On Saturday Gillie enjoyed limping round Inverewe Gardens despite the rain.
Graham bagged Creag Rainich in book time despite a soaking on the way up, before the rain cleared for his return.
(For those still to do Creag Rainich, Graham says it would be possible to cycle to the end of Loch a Bhraoin and best to skirt around Meall Dubh both ways. Look out for red-throated divers on the loch and ptarmigan on the top.)
Robert and Alan set off to do two, possibly four, of the Fannich munros. Over lunch at the top of the first, An Coileachan - one hour behind the book time and hiding from the wind and rain - they decided two munros would be enough "unless something dramatic happened with the weather".
And of course, while crossing the Bealach Ban to Meall Gorm the rain stopped, the wind died and the cloud base rose well above the tops to reveal Sgurr Mor and Beinn Liath Mhor Fannaich plus dramatic moody views of An Tealach, the Fisherfields and many far tops to the north-west and south. It was a no-brainer. They couldn't turn down the opportunity to bag four. With luck they could get to Sgurr Mor before the ominous black wall of cloud in the south-west reached it. After that any wind or rain would be at their backs for the stroll over Beinn Liath Mhor Fannaich and home.
No luck. The black cloud won the race to Sgurr Mor. It was a wet and windy ascent of the final two munros, but thankfully dry on the long walk out to the start at Loch Glascarnoch. Although it had been wet and windy while climbing over the tops, the break in the weather had come at the right time to make it a very satisfying, if long, day (9.5hrs).
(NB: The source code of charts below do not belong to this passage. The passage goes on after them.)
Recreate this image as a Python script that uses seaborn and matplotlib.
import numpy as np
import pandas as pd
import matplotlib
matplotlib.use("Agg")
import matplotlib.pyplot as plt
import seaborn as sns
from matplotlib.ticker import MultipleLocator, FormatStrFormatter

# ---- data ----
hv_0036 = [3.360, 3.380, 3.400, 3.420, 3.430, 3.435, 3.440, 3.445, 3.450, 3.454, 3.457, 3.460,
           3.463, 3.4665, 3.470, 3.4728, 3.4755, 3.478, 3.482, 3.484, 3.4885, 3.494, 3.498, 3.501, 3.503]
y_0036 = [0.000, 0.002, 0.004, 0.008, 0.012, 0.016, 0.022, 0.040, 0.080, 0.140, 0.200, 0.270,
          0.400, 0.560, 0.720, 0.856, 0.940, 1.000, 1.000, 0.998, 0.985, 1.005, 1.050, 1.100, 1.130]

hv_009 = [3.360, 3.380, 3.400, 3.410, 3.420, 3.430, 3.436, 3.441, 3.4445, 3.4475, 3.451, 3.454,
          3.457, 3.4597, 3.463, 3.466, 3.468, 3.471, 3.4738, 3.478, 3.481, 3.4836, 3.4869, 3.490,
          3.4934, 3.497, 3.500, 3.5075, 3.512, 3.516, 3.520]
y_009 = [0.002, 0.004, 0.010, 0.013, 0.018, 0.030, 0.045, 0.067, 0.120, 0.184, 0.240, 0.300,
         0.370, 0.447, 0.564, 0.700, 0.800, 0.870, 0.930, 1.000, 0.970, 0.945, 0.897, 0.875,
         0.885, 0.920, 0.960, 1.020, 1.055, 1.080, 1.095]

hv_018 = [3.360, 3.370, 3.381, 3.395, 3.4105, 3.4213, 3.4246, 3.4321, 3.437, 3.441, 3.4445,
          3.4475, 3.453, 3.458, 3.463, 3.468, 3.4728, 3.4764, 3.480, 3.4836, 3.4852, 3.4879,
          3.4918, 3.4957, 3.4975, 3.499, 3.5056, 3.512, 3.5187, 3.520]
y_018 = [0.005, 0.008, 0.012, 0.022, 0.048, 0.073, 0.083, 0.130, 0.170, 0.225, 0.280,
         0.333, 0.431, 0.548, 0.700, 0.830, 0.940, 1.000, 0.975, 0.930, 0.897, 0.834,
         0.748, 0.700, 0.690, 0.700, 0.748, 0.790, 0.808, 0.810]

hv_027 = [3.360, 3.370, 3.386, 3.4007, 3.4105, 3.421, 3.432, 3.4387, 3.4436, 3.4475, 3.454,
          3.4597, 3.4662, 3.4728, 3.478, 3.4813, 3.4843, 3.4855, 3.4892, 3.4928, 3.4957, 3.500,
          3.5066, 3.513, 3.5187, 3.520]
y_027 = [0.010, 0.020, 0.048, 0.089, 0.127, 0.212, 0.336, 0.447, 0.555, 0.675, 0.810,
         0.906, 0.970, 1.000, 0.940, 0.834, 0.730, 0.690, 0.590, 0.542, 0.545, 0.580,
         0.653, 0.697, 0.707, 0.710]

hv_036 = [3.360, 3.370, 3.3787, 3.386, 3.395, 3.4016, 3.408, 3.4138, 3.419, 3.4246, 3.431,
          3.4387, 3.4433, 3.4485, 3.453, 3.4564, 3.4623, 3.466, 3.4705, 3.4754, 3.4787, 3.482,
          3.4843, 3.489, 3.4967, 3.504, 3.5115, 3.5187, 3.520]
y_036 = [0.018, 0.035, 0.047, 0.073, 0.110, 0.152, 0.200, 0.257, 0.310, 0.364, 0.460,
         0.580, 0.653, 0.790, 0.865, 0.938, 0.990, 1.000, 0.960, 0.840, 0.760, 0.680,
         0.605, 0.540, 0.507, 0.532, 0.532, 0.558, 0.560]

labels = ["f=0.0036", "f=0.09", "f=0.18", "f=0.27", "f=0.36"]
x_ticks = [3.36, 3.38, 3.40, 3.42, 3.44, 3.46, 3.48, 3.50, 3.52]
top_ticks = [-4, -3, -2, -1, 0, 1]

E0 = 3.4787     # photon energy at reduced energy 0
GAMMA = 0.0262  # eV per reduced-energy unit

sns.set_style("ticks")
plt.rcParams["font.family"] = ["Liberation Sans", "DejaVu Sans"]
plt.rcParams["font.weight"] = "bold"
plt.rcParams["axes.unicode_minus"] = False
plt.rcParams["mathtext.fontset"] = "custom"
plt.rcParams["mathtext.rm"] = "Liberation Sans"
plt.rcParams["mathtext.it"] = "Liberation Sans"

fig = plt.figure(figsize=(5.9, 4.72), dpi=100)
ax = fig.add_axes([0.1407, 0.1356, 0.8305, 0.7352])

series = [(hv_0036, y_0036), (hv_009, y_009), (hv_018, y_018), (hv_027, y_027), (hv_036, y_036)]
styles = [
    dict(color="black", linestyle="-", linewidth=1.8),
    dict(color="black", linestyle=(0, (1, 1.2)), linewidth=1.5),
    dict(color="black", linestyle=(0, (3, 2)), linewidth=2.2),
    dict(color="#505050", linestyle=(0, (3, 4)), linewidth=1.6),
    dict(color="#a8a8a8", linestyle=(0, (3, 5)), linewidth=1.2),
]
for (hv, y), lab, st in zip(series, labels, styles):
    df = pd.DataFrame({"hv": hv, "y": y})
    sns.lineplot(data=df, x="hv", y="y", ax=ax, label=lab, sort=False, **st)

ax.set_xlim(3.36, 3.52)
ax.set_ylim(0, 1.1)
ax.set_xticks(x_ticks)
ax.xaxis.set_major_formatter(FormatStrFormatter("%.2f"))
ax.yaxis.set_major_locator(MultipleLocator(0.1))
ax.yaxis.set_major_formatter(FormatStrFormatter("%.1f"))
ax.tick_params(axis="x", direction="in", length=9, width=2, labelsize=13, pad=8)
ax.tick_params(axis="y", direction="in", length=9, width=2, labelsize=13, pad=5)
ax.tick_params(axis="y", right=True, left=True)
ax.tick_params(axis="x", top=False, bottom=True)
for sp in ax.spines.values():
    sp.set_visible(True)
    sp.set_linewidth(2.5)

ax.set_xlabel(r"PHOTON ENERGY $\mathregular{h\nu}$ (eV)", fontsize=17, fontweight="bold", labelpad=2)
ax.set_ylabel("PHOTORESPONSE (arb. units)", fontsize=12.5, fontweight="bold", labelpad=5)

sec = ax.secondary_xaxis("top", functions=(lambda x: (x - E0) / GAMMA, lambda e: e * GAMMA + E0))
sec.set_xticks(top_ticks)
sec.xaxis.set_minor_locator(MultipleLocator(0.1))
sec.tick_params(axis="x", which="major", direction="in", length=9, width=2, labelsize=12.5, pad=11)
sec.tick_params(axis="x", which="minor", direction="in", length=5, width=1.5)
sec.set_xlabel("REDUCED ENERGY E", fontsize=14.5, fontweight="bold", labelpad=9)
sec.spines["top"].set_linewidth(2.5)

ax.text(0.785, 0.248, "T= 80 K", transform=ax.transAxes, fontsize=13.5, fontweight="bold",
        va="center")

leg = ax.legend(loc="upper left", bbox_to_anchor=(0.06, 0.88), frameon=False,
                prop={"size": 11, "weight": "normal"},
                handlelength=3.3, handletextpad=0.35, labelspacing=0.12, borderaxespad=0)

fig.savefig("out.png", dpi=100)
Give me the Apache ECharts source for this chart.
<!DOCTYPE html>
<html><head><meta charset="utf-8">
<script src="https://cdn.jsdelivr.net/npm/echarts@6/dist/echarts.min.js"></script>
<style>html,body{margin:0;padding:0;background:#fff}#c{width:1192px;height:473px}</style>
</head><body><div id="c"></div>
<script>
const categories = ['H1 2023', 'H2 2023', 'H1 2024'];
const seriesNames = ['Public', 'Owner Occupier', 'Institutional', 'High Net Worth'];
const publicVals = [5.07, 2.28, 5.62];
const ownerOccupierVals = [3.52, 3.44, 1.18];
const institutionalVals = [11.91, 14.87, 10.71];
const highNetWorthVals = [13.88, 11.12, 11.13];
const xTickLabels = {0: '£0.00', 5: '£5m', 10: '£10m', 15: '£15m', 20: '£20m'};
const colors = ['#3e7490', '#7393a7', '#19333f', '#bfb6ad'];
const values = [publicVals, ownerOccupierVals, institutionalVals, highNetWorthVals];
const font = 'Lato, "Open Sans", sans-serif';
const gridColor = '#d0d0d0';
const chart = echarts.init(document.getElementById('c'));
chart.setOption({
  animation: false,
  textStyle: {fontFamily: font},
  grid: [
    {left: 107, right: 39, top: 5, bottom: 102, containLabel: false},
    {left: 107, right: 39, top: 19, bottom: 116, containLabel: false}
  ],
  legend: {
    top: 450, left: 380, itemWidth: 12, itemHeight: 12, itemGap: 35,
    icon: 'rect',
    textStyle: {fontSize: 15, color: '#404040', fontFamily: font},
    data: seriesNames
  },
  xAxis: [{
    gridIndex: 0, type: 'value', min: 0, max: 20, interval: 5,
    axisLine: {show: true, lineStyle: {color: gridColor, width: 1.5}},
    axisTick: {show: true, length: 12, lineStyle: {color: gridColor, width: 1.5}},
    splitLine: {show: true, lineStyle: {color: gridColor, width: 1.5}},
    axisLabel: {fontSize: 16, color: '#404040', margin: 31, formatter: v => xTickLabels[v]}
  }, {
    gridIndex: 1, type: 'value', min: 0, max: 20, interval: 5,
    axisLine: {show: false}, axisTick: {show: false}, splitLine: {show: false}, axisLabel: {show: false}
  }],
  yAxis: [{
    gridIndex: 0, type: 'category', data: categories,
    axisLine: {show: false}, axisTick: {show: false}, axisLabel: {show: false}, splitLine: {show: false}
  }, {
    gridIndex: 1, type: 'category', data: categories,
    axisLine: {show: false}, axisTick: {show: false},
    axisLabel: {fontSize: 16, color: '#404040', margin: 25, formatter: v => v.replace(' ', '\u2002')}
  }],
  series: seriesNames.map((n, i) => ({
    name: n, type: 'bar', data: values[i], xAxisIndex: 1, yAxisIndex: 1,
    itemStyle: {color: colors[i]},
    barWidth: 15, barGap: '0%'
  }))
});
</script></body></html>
On Sunday Robert and Alan decided (with quiet satisfaction and an inner glow of achievement) 6 and 4 munros respectively in two days was enough. Robert set off for home while Gillie and Alan first took a touristy walk in Corrieshalloch Gorge (green, awesome and beautiful). Graham had returned to Aberdeen on Saturday (he denies the Aultguish had refused to give him any more biscuits).